Quel aurait-dû être le discours du président dans ce genre de circonstance ?
 
Je n’ai pas la prétention de dire au Président quel discours il doit tenir. Il a été élu par les sénégalais pour le faire en toute légitimité et je ne suis pas son conseiller non plus. Toutefois, en tant que citoyen sénégalais et observateur des questions de gouvernance j’ai aussi la légitimité de formuler mes attentes en rapport avec ce que je considère comme étant d’intérêt public. A cet effet, je pense que le Président aurait pu profiter de cette interpellation pour renforcer davantage le travail effectué par les agents de l’Etat en charge du contrôle de l’administration et des finances publiques, et de la lutte contre la corruption, la concussion et la fraude. Il avait aussi l’occasion de mettre la pression sur 40 % des agents de l’état assujettis á la déclaration de patrimoine qui rechignent encore á se conformer à la loi. Il aurait aussi bien fait d’évaluer les réformes apportées au code des marchés publics, facilitant les marchés de gré à gré et les offres spontanées. En quoi ces réformes ont été des facteurs diligents de l’exécution efficiente des projets publics.
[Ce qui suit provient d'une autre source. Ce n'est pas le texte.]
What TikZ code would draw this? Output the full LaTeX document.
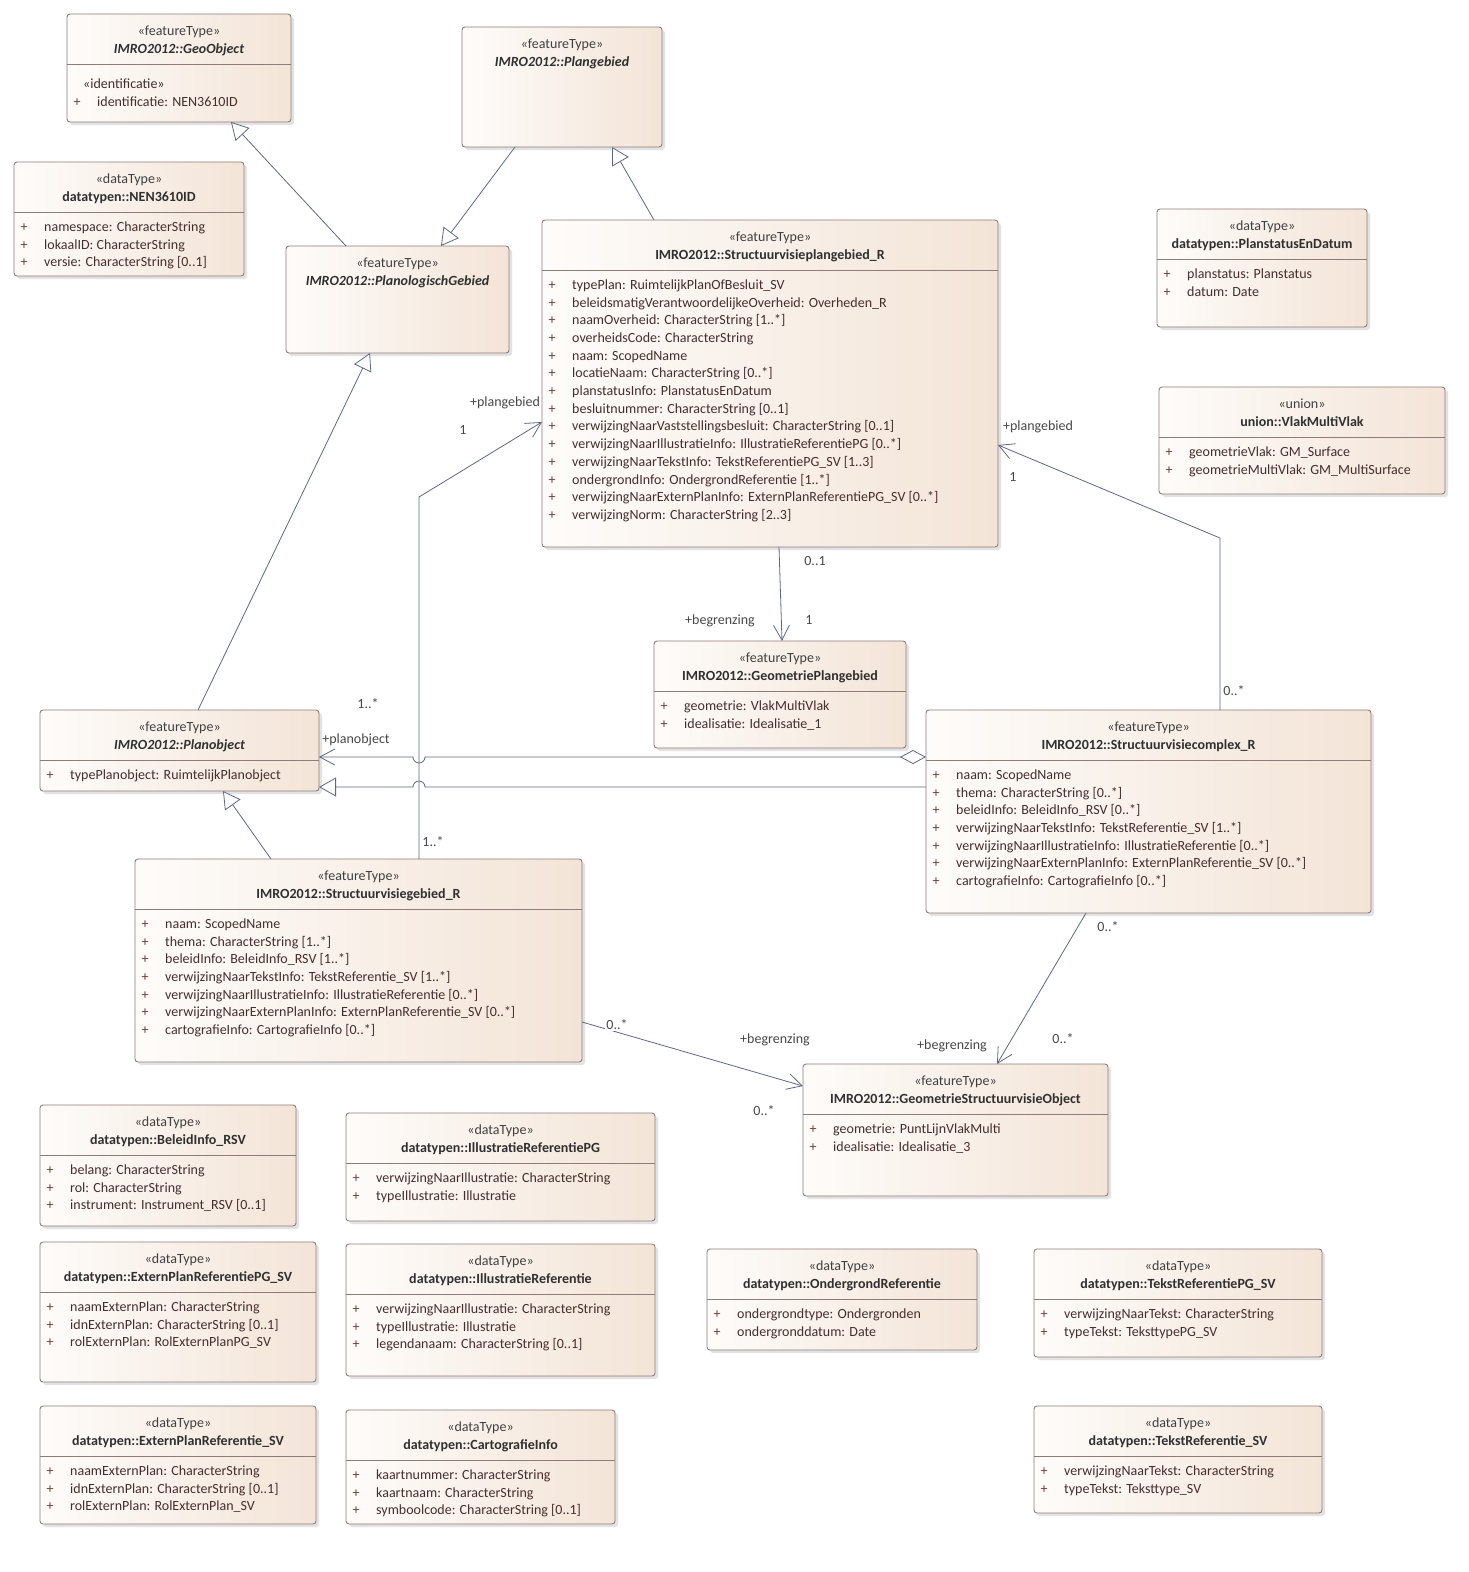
\documentclass[tikz,border=0pt]{standalone}
\usepackage{fontspec}
\setmainfont{Carlito}
\usetikzlibrary{arrows.meta,calc,shadows}
\definecolor{boxL}{HTML}{FEFCFA}
\definecolor{boxR}{HTML}{F3E4D7}
\definecolor{boxborder}{HTML}{8F7C78}
\definecolor{linecol}{HTML}{5D6888}
\definecolor{stcol}{HTML}{404040}
\definecolor{nmcol}{HTML}{303030}
\definecolor{atcol}{HTML}{452E2E}
\definecolor{pluscol}{HTML}{6E3A3A}
\definecolor{lblcol}{HTML}{484848}
\newcommand{\dfont}{\fontsize{14}{16}\selectfont}
\tikzset{
 umlbox/.style={draw=boxborder, line width=0.9pt, rounded corners=3pt, left color=boxL, right color=boxR,
   inner sep=0pt, outer sep=0pt,
   drop shadow={shadow xshift=3pt, shadow yshift=-3pt, opacity=0.25, fill=black!45}},
 sepl/.style={draw=boxborder, line width=0.9pt},
 stereo/.style={font=\dfont, text=stcol, inner sep=0pt, anchor=mid},
 ttl/.style={font=\dfont\bfseries, text=nmcol, inner sep=0pt, anchor=mid},
 ttli/.style={font=\dfont\bfseries\itshape, text=nmcol, inner sep=0pt, anchor=mid},
 plusn/.style={font=\dfont, text=pluscol, inner sep=0pt, anchor=mid},
 attrn/.style={font=\dfont, text=atcol, inner sep=0pt, anchor=mid west},
 lbl/.style={font=\dfont, text=lblcol, inner sep=1pt, anchor=mid},
 conn/.style={draw=linecol, line width=0.8pt},
 gen/.style={conn, -{Triangle[length=17pt,width=19pt,fill=white]}},
 assoc/.style={conn, -{Straight Barb[length=15pt,width=16pt]}},
 agg/.style={conn, {Diamond[length=26pt,width=14pt,fill=white]}-{Straight Barb[length=15pt,width=16pt]}},
}
\newcommand{\umlbox}[5]{\node[umlbox, minimum width={(#4)-(#2)}, minimum height={(#5)-(#3)}] (#1) at ({((#2)+(#4))/2},{((#3)+(#5))/2}) {};}
\newcommand{\umlhead}[4]{%
 \node[stereo] (#1-st) at ($(#1.north)+(0,19)$) {«#2»};
 \node[#4] (#1-nm) at ($(#1.north)+(0,37)$) {#3};}
\newcommand{\umlsep}[1]{\draw[sepl] ($(#1.north west)+(0,50)$) -- ($(#1.north east)+(0,50)$);}
\newcommand{\umlattrs}[2]{\foreach \a [count=\i from 0] in {#2}{%
 \node[plusn] (#1-p\i) at ($(#1.north west)+(10,{67+17.7*\i})$) {+};
 \node[attrn] (#1-a\i) at ($(#1.north west)+(30,{67+17.7*\i})$) {\a};}}
\begin{document}
\begin{tikzpicture}[x=1pt,y=-1pt]
\useasboundingbox[fill=white] (0,0) rectangle (1468,1572);

% ---------- classes ----------
\umlbox{geo}{67}{14}{291}{122}
\umlhead{geo}{featureType}{IMRO2012::GeoObject}{ttli}
\umlsep{geo}
\node[attrn] (geo-s1) at ($(geo.north west)+(16,72)$) {«identificatie»};
\node[plusn] (geo-p0) at ($(geo.north west)+(10,90)$) {+};
\node[attrn] (geo-a0) at ($(geo.north west)+(30,90)$) {identificatie: NEN3610ID};

\umlbox{nen}{14}{162}{244}{276}
\umlhead{nen}{dataType}{datatypen::NEN3610ID}{ttl}
\umlsep{nen}
\umlattrs{nen}{namespace: CharacterString, lokaalID: CharacterString, versie: CharacterString [0..1]}

\umlbox{pgb}{462}{27}{662}{147}
\umlhead{pgb}{featureType}{IMRO2012::Plangebied}{ttli}

\umlbox{plg}{286}{246}{509}{353}
\umlhead{plg}{featureType}{IMRO2012::PlanologischGebied}{ttli}

\umlbox{svp}{542}{220}{998}{547}
\umlhead{svp}{featureType}{IMRO2012::Structuurvisieplangebied\_R}{ttl}
\umlsep{svp}
\umlattrs{svp}{typePlan: RuimtelijkPlanOfBesluit\_SV,
 beleidsmatigVerantwoordelijkeOverheid: Overheden\_R,
 naamOverheid: CharacterString [1..*],
 overheidsCode: CharacterString,
 naam: ScopedName,
 locatieNaam: CharacterString [0..*],
 planstatusInfo: PlanstatusEnDatum,
 besluitnummer: CharacterString [0..1],
 verwijzingNaarVaststellingsbesluit: CharacterString [0..1],
 verwijzingNaarIllustratieInfo: IllustratieReferentiePG [0..*],
 verwijzingNaarTekstInfo: TekstReferentiePG\_SV [1..3],
 ondergrondInfo: OndergrondReferentie [1..*],
 verwijzingNaarExternPlanInfo: ExternPlanReferentiePG\_SV [0..*],
 verwijzingNorm: CharacterString [2..3]}

\umlbox{psd}{1157}{209}{1367}{327}
\umlhead{psd}{dataType}{datatypen::PlanstatusEnDatum}{ttl}
\umlsep{psd}
\umlattrs{psd}{planstatus: Planstatus, datum: Date}

\umlbox{vmv}{1159}{387}{1445}{494}
\umlhead{vmv}{union}{union::VlakMultiVlak}{ttl}
\umlsep{vmv}
\umlattrs{vmv}{geometrieVlak: GM\_Surface, geometrieMultiVlak: GM\_MultiSurface}

\umlbox{gpg}{654}{641}{906}{748}
\umlhead{gpg}{featureType}{IMRO2012::GeometriePlangebied}{ttl}
\umlsep{gpg}
\umlattrs{gpg}{geometrie: VlakMultiVlak, idealisatie: Idealisatie\_1}

\umlbox{pob}{40}{710}{319}{791}
\umlhead{pob}{featureType}{IMRO2012::Planobject}{ttli}
\umlsep{pob}
\umlattrs{pob}{typePlanobject: RuimtelijkPlanobject}

\umlbox{cpx}{926}{710}{1371}{913}
\umlhead{cpx}{featureType}{IMRO2012::Structuurvisiecomplex\_R}{ttl}
\umlsep{cpx}
\umlattrs{cpx}{naam: ScopedName,
 thema: CharacterString [0..*],
 beleidInfo: BeleidInfo\_RSV [0..*],
 verwijzingNaarTekstInfo: TekstReferentie\_SV [1..*],
 verwijzingNaarIllustratieInfo: IllustratieReferentie [0..*],
 verwijzingNaarExternPlanInfo: ExternPlanReferentie\_SV [0..*],
 cartografieInfo: CartografieInfo [0..*]}

\umlbox{svg}{135}{859}{582}{1062}
\umlhead{svg}{featureType}{IMRO2012::Structuurvisiegebied\_R}{ttl}
\umlsep{svg}
\umlattrs{svg}{naam: ScopedName,
 thema: CharacterString [1..*],
 beleidInfo: BeleidInfo\_RSV [1..*],
 verwijzingNaarTekstInfo: TekstReferentie\_SV [1..*],
 verwijzingNaarIllustratieInfo: IllustratieReferentie [0..*],
 verwijzingNaarExternPlanInfo: ExternPlanReferentie\_SV [0..*],
 cartografieInfo: CartografieInfo [0..*]}

\umlbox{gso}{803}{1064}{1108}{1196}
\umlhead{gso}{featureType}{IMRO2012::GeometrieStructuurvisieObject}{ttl}
\umlsep{gso}
\umlattrs{gso}{geometrie: PuntLijnVlakMulti, idealisatie: Idealisatie\_3}

\umlbox{bri}{40}{1105}{296}{1226}
\umlhead{bri}{dataType}{datatypen::BeleidInfo\_RSV}{ttl}
\umlsep{bri}
\umlattrs{bri}{belang: CharacterString, rol: CharacterString, instrument: Instrument\_RSV [0..1]}

\umlbox{irp}{346}{1113}{655}{1221}
\umlhead{irp}{dataType}{datatypen::IllustratieReferentiePG}{ttl}
\umlsep{irp}
\umlattrs{irp}{verwijzingNaarIllustratie: CharacterString, typeIllustratie: Illustratie}

\umlbox{eps}{40}{1242}{316}{1382}
\umlhead{eps}{dataType}{datatypen::ExternPlanReferentiePG\_SV}{ttl}
\umlsep{eps}
\umlattrs{eps}{naamExternPlan: CharacterString, idnExternPlan: CharacterString [0..1], rolExternPlan: RolExternPlanPG\_SV}

\umlbox{irf}{346}{1244}{655}{1376}
\umlhead{irf}{dataType}{datatypen::IllustratieReferentie}{ttl}
\umlsep{irf}
\umlattrs{irf}{verwijzingNaarIllustratie: CharacterString, typeIllustratie: Illustratie, legendanaam: CharacterString [0..1]}

\umlbox{ogr}{707}{1249}{977}{1350}
\umlhead{ogr}{dataType}{datatypen::OndergrondReferentie}{ttl}
\umlsep{ogr}
\umlattrs{ogr}{ondergrondtype: Ondergronden, ondergronddatum: Date}

\umlbox{trp}{1034}{1249}{1322}{1357}
\umlhead{trp}{dataType}{datatypen::TekstReferentiePG\_SV}{ttl}
\umlsep{trp}
\umlattrs{trp}{verwijzingNaarTekst: CharacterString, typeTekst: TeksttypePG\_SV}

\umlbox{ers}{40}{1406}{316}{1524}
\umlhead{ers}{dataType}{datatypen::ExternPlanReferentie\_SV}{ttl}
\umlsep{ers}
\umlattrs{ers}{naamExternPlan: CharacterString, idnExternPlan: CharacterString [0..1], rolExternPlan: RolExternPlan\_SV}

\umlbox{cgi}{346}{1410}{615}{1524}
\umlhead{cgi}{dataType}{datatypen::CartografieInfo}{ttl}
\umlsep{cgi}
\umlattrs{cgi}{kaartnummer: CharacterString, kaartnaam: CharacterString, symboolcode: CharacterString [0..1]}

\umlbox{trs}{1034}{1406}{1322}{1513}
\umlhead{trs}{dataType}{datatypen::TekstReferentie\_SV}{ttl}
\umlsep{trs}
\umlattrs{trs}{verwijzingNaarTekst: CharacterString, typeTekst: Teksttype\_SV}

% ---------- generalizations ----------
\draw[gen] ($(plg.north west)+(60,0)$) -- ($(geo.south west)+(164,0)$);
\draw[gen] ($(pgb.south west)+(53,0)$) -- ($(plg.north west)+(155,0)$);
\draw[gen] ($(svp.north west)+(112,0)$) -- ($(pgb.south west)+(150,0)$);
\draw[gen] ($(pob.north west)+(158,0)$) -- ($(plg.south west)+(84,0)$);
\draw[gen] ($(svg.north west)+(136,0)$) -- ($(pob.south west)+(183,0)$);

% vertical connector x
\coordinate (vx) at ($(svg.north west)+(284,0)$);
\coordinate (ag1) at ($(cpx.north west)+(0,47)$);
\coordinate (ge1) at ($(cpx.north west)+(0,77)$);

\draw[gen] (ge1) -- ($(vx |- ge1)+(6,0)$) arc[start angle=0,end angle=-180,radius=6] -- ($(pob.north east)+(0,77)$);
\draw[agg] (ag1) -- ($(vx |- ag1)+(6,0)$) arc[start angle=0,end angle=180,radius=6] -- ($(pob.north east)+(0,47)$);

% ---------- associations ----------
\draw[assoc] (vx) -- ++(0,-362) -- ($(svp.north west)+(0,202)$);
\draw[assoc] ($(cpx.north west)+(294,0)$) -- ++(0,-172) -- ($(svp.north east)+(0,225)$);
\draw[assoc] ($(svp.south west)+(237,0)$) -- ($(gpg.north west)+(128,0)$);
\draw[assoc] ($(svg.north east)+(0,163)$) -- ($(gso.north west)+(0,22)$);
\draw[assoc] ($(cpx.south west)+(160,0)$) -- ($(gso.north west)+(194,0)$);

% ---------- labels ----------
\node[lbl] (l1) at (505,404) {+plangebied};
\node[lbl] (l2) at (463,432) {1};
\node[lbl] (l3) at (433,844) {1..*};
\node[lbl] (l4) at (1038,428) {+plangebied};
\node[lbl] (l5) at (1013,479) {1};
\node[lbl] (l6) at (1234,693) {0..*};
\node[lbl] (l7) at (815,563) {0..1};
\node[lbl] (l8) at (720,622) {+begrenzing};
\node[lbl] (l9) at (809,622) {1};
\node[lbl] (l10) at (356,741) {+planobject};
\node[lbl] (l11) at (368,706) {1..*};
\node[lbl, fill=white] (l12) at (617,1027) {0..*};
\node[lbl] (l13) at (775,1041) {+begrenzing};
\node[lbl] (l14) at (764,1113) {0..*};
\node[lbl] (l15) at (1108,929) {0..*};
\node[lbl] (l16) at (952,1047) {+begrenzing};
\node[lbl] (l17) at (1063,1041) {0..*};
\end{tikzpicture}
\end{document}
Enfin, il aurait pu utiliser cette occasion de s’adresser à ses collaborateurs et au peuple pour réaffirmer sa volonté de mettre en œuvre la loi portant code de transparence adoptée en même temps que l’OFNAC, et promouvoir le système d’intégrité dans la gouvernance des affaires publiques. 
 
Avez-vous eu l’impression que le chef de l’Etat a choisi de couvrir, dans son discours, ses camarades de parti épinglés ?
 
C’est ce que laisse croire le tempo, le ton et l’orientation tendancieuse de son message qui semble tirer  la couverture sur des agents indexés de manière récurrente, au lieu de s’ériger en défenseur en première ligne, des deniers publics dont il est le garant au nom du peuple qu’il représente.